**PROBLEM REQUIREMENTS:** Below are entries. Give back exactly the lines from the one containing "Write the Bokeh code for this chart." through the one containing "from bokeh.core.properties import value", inclusive, without the pictures.

________________________

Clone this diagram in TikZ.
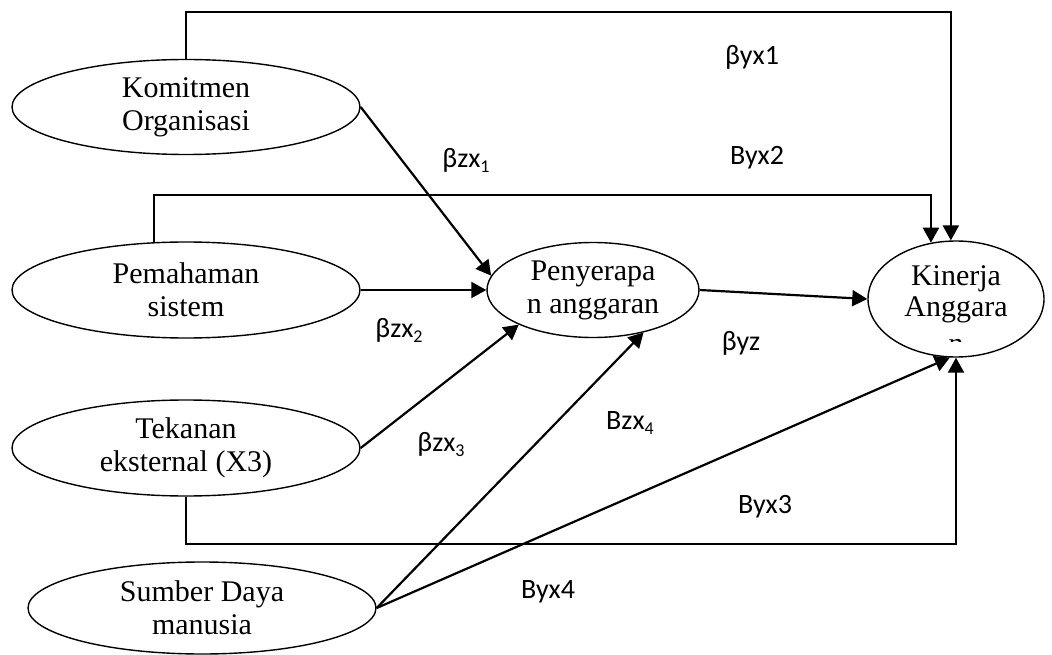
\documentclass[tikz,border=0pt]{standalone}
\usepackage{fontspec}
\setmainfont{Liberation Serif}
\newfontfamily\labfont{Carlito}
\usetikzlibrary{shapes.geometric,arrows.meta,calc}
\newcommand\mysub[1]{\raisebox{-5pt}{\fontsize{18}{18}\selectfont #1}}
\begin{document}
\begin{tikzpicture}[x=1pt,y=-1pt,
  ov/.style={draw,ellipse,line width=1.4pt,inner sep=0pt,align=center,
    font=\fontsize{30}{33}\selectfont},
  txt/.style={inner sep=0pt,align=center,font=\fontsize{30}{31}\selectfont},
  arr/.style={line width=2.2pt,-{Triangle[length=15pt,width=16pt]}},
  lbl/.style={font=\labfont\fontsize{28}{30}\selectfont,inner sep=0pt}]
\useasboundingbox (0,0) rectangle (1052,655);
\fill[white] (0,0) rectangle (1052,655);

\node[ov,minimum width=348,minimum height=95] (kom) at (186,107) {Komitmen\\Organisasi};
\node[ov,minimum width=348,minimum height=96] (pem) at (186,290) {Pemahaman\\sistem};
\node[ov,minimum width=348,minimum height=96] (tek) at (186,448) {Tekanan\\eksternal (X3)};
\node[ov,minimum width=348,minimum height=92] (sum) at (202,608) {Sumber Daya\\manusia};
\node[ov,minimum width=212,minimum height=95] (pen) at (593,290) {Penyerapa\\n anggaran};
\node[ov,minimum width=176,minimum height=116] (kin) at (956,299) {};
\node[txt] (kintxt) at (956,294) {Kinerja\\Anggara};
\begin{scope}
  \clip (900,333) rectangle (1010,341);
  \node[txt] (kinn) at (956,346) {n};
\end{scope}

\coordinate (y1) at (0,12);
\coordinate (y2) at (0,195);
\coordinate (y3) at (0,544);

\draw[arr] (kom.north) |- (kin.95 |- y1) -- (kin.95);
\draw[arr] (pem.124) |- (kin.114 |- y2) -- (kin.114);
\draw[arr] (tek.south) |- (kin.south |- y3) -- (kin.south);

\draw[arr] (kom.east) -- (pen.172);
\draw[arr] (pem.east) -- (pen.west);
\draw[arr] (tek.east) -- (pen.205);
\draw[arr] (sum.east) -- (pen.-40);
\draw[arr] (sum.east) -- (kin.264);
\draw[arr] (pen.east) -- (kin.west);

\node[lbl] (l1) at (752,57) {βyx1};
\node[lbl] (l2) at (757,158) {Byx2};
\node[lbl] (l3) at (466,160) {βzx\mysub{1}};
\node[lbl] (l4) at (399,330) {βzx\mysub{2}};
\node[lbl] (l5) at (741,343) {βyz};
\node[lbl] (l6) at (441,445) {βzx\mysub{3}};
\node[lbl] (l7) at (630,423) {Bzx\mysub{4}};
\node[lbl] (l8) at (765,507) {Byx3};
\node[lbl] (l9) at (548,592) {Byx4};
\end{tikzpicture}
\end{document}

________________________

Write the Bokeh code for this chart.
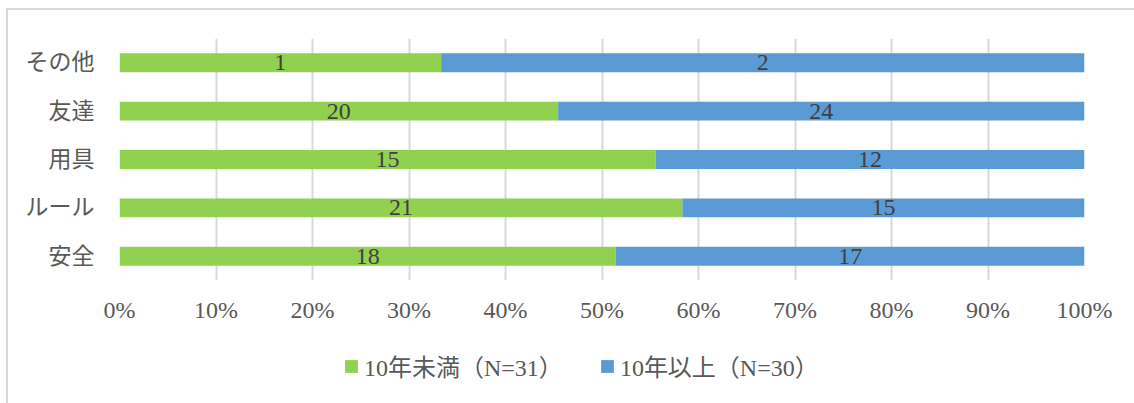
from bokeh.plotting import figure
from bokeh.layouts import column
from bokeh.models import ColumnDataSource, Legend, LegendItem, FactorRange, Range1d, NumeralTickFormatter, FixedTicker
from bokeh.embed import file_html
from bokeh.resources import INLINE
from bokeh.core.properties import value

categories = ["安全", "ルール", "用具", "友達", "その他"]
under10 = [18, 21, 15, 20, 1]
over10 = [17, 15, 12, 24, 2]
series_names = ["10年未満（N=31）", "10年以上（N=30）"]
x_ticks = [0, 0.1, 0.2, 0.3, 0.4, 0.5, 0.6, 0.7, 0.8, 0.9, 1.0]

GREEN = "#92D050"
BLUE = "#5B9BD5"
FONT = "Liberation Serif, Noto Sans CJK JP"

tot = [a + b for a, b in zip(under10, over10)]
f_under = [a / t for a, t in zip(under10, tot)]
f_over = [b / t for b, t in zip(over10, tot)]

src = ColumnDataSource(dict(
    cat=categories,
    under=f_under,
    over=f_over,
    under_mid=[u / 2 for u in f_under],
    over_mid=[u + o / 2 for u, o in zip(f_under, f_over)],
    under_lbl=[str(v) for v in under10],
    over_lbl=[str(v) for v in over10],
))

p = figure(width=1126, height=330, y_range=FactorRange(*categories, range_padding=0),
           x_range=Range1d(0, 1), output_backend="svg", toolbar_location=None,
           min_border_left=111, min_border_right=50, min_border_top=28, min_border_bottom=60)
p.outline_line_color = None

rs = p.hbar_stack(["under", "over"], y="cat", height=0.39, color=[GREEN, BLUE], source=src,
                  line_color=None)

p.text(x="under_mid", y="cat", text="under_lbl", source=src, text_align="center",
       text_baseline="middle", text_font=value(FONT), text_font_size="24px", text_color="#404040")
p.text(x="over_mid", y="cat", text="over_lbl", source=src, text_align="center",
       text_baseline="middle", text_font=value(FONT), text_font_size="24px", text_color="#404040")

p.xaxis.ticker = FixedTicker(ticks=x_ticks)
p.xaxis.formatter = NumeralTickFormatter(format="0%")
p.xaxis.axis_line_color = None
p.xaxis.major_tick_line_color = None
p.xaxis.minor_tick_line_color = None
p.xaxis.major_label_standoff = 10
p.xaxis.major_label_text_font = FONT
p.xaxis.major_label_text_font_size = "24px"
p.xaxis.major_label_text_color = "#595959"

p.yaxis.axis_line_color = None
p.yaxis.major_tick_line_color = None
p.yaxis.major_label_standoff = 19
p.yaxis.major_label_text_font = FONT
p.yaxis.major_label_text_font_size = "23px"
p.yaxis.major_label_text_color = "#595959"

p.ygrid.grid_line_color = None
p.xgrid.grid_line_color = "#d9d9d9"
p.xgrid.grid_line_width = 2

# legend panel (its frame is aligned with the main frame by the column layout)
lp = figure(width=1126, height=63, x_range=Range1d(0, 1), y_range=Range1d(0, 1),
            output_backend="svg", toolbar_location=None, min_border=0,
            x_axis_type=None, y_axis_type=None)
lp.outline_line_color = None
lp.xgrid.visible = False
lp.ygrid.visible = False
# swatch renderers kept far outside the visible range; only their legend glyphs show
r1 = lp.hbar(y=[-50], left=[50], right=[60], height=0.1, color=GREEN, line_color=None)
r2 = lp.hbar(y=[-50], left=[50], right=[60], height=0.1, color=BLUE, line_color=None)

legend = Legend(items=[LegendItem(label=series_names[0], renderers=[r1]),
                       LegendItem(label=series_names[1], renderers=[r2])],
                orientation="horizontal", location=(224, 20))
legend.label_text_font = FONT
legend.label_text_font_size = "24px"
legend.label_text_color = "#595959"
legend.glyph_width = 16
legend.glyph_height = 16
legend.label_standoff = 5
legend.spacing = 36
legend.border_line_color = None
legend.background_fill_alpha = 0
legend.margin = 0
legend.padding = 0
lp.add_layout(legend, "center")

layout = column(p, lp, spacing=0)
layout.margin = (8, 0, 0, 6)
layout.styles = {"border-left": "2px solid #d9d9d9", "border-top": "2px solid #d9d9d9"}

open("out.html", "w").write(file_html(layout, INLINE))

________________________

**RESULT OF THE EXERCISE:**
Write the Bokeh code for this chart.
from bokeh.plotting import figure
from bokeh.layouts import column
from bokeh.models import ColumnDataSource, Legend, LegendItem, FactorRange, Range1d, NumeralTickFormatter, FixedTicker
from bokeh.embed import file_html
from bokeh.resources import INLINE
from bokeh.core.properties import value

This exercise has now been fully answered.